**Work required:** Transcribe everything in the data word for word. Pictures are left out.

**Available data:**
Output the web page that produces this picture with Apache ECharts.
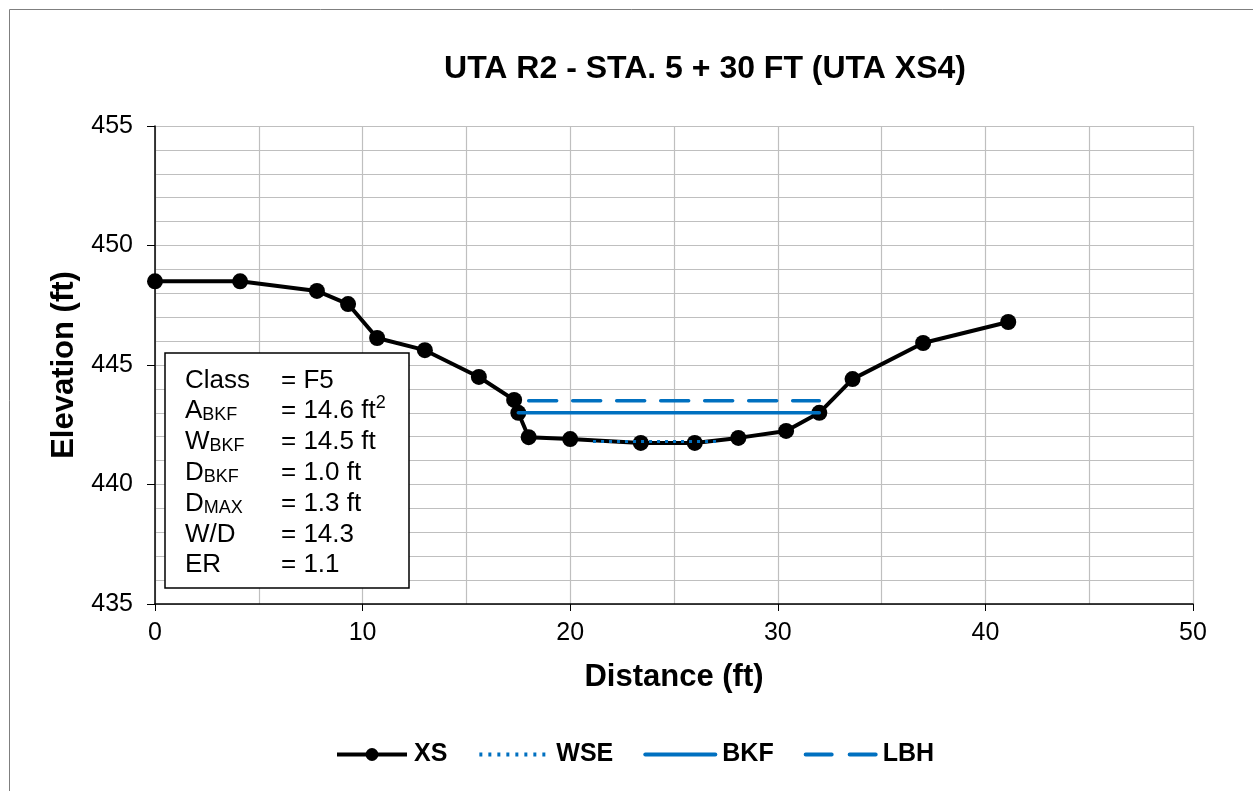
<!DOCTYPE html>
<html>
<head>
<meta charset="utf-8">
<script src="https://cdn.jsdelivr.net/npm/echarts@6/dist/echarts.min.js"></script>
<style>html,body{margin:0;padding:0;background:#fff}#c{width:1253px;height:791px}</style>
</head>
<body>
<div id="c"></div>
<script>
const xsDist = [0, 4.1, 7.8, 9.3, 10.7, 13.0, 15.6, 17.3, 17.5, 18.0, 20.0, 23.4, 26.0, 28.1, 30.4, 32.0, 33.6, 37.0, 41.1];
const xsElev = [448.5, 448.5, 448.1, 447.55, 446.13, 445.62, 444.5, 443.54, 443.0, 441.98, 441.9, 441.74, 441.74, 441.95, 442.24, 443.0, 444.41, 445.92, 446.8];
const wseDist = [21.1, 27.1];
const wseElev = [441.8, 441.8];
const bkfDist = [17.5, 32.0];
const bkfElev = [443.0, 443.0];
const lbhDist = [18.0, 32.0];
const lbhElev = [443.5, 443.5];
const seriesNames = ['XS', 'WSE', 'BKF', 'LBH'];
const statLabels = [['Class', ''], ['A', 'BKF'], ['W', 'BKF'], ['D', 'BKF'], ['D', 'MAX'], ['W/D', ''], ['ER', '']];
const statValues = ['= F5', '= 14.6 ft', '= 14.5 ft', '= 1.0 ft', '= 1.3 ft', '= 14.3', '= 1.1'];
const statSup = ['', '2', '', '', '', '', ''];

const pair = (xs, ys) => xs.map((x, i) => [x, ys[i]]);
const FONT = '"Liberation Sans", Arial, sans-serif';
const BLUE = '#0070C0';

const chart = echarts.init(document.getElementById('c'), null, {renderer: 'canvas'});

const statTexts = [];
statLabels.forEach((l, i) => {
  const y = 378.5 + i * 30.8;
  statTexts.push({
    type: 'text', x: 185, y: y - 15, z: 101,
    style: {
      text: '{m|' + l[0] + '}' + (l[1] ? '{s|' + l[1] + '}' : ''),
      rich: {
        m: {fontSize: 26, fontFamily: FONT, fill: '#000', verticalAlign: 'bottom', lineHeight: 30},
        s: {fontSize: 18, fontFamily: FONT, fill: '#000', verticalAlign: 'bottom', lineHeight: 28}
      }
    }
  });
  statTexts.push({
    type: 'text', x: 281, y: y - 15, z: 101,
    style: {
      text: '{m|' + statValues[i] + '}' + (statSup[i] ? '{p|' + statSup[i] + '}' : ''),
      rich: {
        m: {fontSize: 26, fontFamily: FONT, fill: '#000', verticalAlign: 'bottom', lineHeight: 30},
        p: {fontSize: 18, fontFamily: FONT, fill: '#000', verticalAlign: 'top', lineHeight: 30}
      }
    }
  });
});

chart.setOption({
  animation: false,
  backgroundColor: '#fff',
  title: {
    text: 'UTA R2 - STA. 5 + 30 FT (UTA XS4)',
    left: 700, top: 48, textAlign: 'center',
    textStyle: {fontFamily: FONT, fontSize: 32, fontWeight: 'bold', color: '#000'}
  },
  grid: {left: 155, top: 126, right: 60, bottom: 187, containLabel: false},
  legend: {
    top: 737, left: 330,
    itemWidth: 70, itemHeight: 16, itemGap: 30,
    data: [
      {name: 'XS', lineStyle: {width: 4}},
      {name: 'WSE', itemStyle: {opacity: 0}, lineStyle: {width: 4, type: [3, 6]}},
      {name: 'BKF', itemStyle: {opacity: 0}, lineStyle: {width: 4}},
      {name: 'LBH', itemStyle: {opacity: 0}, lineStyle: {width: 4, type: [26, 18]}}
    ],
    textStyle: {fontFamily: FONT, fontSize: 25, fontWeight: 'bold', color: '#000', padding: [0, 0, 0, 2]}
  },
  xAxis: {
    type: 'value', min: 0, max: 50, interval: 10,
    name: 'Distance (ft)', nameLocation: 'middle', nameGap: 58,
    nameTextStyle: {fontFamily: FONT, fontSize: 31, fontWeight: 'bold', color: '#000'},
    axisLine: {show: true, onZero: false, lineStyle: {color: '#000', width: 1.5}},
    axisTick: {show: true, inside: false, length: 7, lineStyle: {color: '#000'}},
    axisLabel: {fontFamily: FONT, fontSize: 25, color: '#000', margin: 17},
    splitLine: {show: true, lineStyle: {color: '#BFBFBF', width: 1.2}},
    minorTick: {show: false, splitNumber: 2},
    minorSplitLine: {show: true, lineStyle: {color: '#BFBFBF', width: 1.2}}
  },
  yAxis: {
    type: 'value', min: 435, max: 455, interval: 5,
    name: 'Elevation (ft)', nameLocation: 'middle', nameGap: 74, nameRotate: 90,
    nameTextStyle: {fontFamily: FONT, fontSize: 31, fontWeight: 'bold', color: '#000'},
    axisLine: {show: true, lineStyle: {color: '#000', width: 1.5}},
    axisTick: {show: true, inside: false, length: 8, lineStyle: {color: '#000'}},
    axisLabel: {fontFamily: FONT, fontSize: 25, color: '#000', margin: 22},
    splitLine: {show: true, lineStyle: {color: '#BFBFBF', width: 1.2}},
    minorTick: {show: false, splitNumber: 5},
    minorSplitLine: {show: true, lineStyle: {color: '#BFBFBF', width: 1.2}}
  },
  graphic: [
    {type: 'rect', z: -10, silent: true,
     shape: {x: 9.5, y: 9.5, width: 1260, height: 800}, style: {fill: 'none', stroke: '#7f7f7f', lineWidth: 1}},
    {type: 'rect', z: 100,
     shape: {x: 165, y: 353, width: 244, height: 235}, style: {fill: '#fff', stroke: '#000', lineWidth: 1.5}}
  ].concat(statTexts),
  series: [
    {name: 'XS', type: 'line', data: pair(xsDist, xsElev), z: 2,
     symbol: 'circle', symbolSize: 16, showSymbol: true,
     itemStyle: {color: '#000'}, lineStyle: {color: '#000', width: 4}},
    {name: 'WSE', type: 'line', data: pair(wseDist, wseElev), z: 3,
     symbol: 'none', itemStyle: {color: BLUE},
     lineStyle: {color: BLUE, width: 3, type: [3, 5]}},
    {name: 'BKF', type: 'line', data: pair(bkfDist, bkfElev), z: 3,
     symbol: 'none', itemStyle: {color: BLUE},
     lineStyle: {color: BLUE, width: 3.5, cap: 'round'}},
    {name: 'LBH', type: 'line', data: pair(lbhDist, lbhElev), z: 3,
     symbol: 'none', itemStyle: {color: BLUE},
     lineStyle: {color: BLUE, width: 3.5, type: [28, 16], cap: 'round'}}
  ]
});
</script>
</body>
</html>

**Answer to this problem:**
Output the web page that produces this picture with Apache ECharts.
<!DOCTYPE html>
<html>
<head>
<meta charset="utf-8">
<script src="https://cdn.jsdelivr.net/npm/echarts@6/dist/echarts.min.js"></script>
<style>html,body{margin:0;padding:0;background:#fff}#c{width:1253px;height:791px}</style>
</head>
<body>
<div id="c"></div>
<script>
const xsDist = [0, 4.1, 7.8, 9.3, 10.7, 13.0, 15.6, 17.3, 17.5, 18.0, 20.0, 23.4, 26.0, 28.1, 30.4, 32.0, 33.6, 37.0, 41.1];
const xsElev = [448.5, 448.5, 448.1, 447.55, 446.13, 445.62, 444.5, 443.54, 443.0, 441.98, 441.9, 441.74, 441.74, 441.95, 442.24, 443.0, 444.41, 445.92, 446.8];
const wseDist = [21.1, 27.1];
const wseElev = [441.8, 441.8];
const bkfDist = [17.5, 32.0];
const bkfElev = [443.0, 443.0];
const lbhDist = [18.0, 32.0];
const lbhElev = [443.5, 443.5];
const seriesNames = ['XS', 'WSE', 'BKF', 'LBH'];
const statLabels = [['Class', ''], ['A', 'BKF'], ['W', 'BKF'], ['D', 'BKF'], ['D', 'MAX'], ['W/D', ''], ['ER', '']];
const statValues = ['= F5', '= 14.6 ft', '= 14.5 ft', '= 1.0 ft', '= 1.3 ft', '= 14.3', '= 1.1'];
const statSup = ['', '2', '', '', '', '', ''];

const pair = (xs, ys) => xs.map((x, i) => [x, ys[i]]);
const FONT = '"Liberation Sans", Arial, sans-serif';
const BLUE = '#0070C0';

const chart = echarts.init(document.getElementById('c'), null, {renderer: 'canvas'});

const statTexts = [];
statLabels.forEach((l, i) => {
  const y = 378.5 + i * 30.8;
  statTexts.push({
    type: 'text', x: 185, y: y - 15, z: 101,
    style: {
      text: '{m|' + l[0] + '}' + (l[1] ? '{s|' + l[1] + '}' : ''),
      rich: {
        m: {fontSize: 26, fontFamily: FONT, fill: '#000', verticalAlign: 'bottom', lineHeight: 30},
        s: {fontSize: 18, fontFamily: FONT, fill: '#000', verticalAlign: 'bottom', lineHeight: 28}
      }
    }
  });
  statTexts.push({
    type: 'text', x: 281, y: y - 15, z: 101,
    style: {
      text: '{m|' + statValues[i] + '}' + (statSup[i] ? '{p|' + statSup[i] + '}' : ''),
      rich: {
        m: {fontSize: 26, fontFamily: FONT, fill: '#000', verticalAlign: 'bottom', lineHeight: 30},
        p: {fontSize: 18, fontFamily: FONT, fill: '#000', verticalAlign: 'top', lineHeight: 30}
      }
    }
  });
});

chart.setOption({
  animation: false,
  backgroundColor: '#fff',
  title: {
    text: 'UTA R2 - STA. 5 + 30 FT (UTA XS4)',
    left: 700, top: 48, textAlign: 'center',
    textStyle: {fontFamily: FONT, fontSize: 32, fontWeight: 'bold', color: '#000'}
  },
  grid: {left: 155, top: 126, right: 60, bottom: 187, containLabel: false},
  legend: {
    top: 737, left: 330,
    itemWidth: 70, itemHeight: 16, itemGap: 30,
    data: [
      {name: 'XS', lineStyle: {width: 4}},
      {name: 'WSE', itemStyle: {opacity: 0}, lineStyle: {width: 4, type: [3, 6]}},
      {name: 'BKF', itemStyle: {opacity: 0}, lineStyle: {width: 4}},
      {name: 'LBH', itemStyle: {opacity: 0}, lineStyle: {width: 4, type: [26, 18]}}
    ],
    textStyle: {fontFamily: FONT, fontSize: 25, fontWeight: 'bold', color: '#000', padding: [0, 0, 0, 2]}
  },
  xAxis: {
    type: 'value', min: 0, max: 50, interval: 10,
    name: 'Distance (ft)', nameLocation: 'middle', nameGap: 58,
    nameTextStyle: {fontFamily: FONT, fontSize: 31, fontWeight: 'bold', color: '#000'},
    axisLine: {show: true, onZero: false, lineStyle: {color: '#000', width: 1.5}},
    axisTick: {show: true, inside: false, length: 7, lineStyle: {color: '#000'}},
    axisLabel: {fontFamily: FONT, fontSize: 25, color: '#000', margin: 17},
    splitLine: {show: true, lineStyle: {color: '#BFBFBF', width: 1.2}},
    minorTick: {show: false, splitNumber: 2},
    minorSplitLine: {show: true, lineStyle: {color: '#BFBFBF', width: 1.2}}
  },
  yAxis: {
    type: 'value', min: 435, max: 455, interval: 5,
    name: 'Elevation (ft)', nameLocation: 'middle', nameGap: 74, nameRotate: 90,
    nameTextStyle: {fontFamily: FONT, fontSize: 31, fontWeight: 'bold', color: '#000'},
    axisLine: {show: true, lineStyle: {color: '#000', width: 1.5}},
    axisTick: {show: true, inside: false, length: 8, lineStyle: {color: '#000'}},
    axisLabel: {fontFamily: FONT, fontSize: 25, color: '#000', margin: 22},
    splitLine: {show: true, lineStyle: {color: '#BFBFBF', width: 1.2}},
    minorTick: {show: false, splitNumber: 5},
    minorSplitLine: {show: true, lineStyle: {color: '#BFBFBF', width: 1.2}}
  },
  graphic: [
    {type: 'rect', z: -10, silent: true,
     shape: {x: 9.5, y: 9.5, width: 1260, height: 800}, style: {fill: 'none', stroke: '#7f7f7f', lineWidth: 1}},
    {type: 'rect', z: 100,
     shape: {x: 165, y: 353, width: 244, height: 235}, style: {fill: '#fff', stroke: '#000', lineWidth: 1.5}}
  ].concat(statTexts),
  series: [
    {name: 'XS', type: 'line', data: pair(xsDist, xsElev), z: 2,
     symbol: 'circle', symbolSize: 16, showSymbol: true,
     itemStyle: {color: '#000'}, lineStyle: {color: '#000', width: 4}},
    {name: 'WSE', type: 'line', data: pair(wseDist, wseElev), z: 3,
     symbol: 'none', itemStyle: {color: BLUE},
     lineStyle: {color: BLUE, width: 3, type: [3, 5]}},
    {name: 'BKF', type: 'line', data: pair(bkfDist, bkfElev), z: 3,
     symbol: 'none', itemStyle: {color: BLUE},
     lineStyle: {color: BLUE, width: 3.5, cap: 'round'}},
    {name: 'LBH', type: 'line', data: pair(lbhDist, lbhElev), z: 3,
     symbol: 'none', itemStyle: {color: BLUE},
     lineStyle: {color: BLUE, width: 3.5, type: [28, 16], cap: 'round'}}
  ]
});
</script>
</body>
</html>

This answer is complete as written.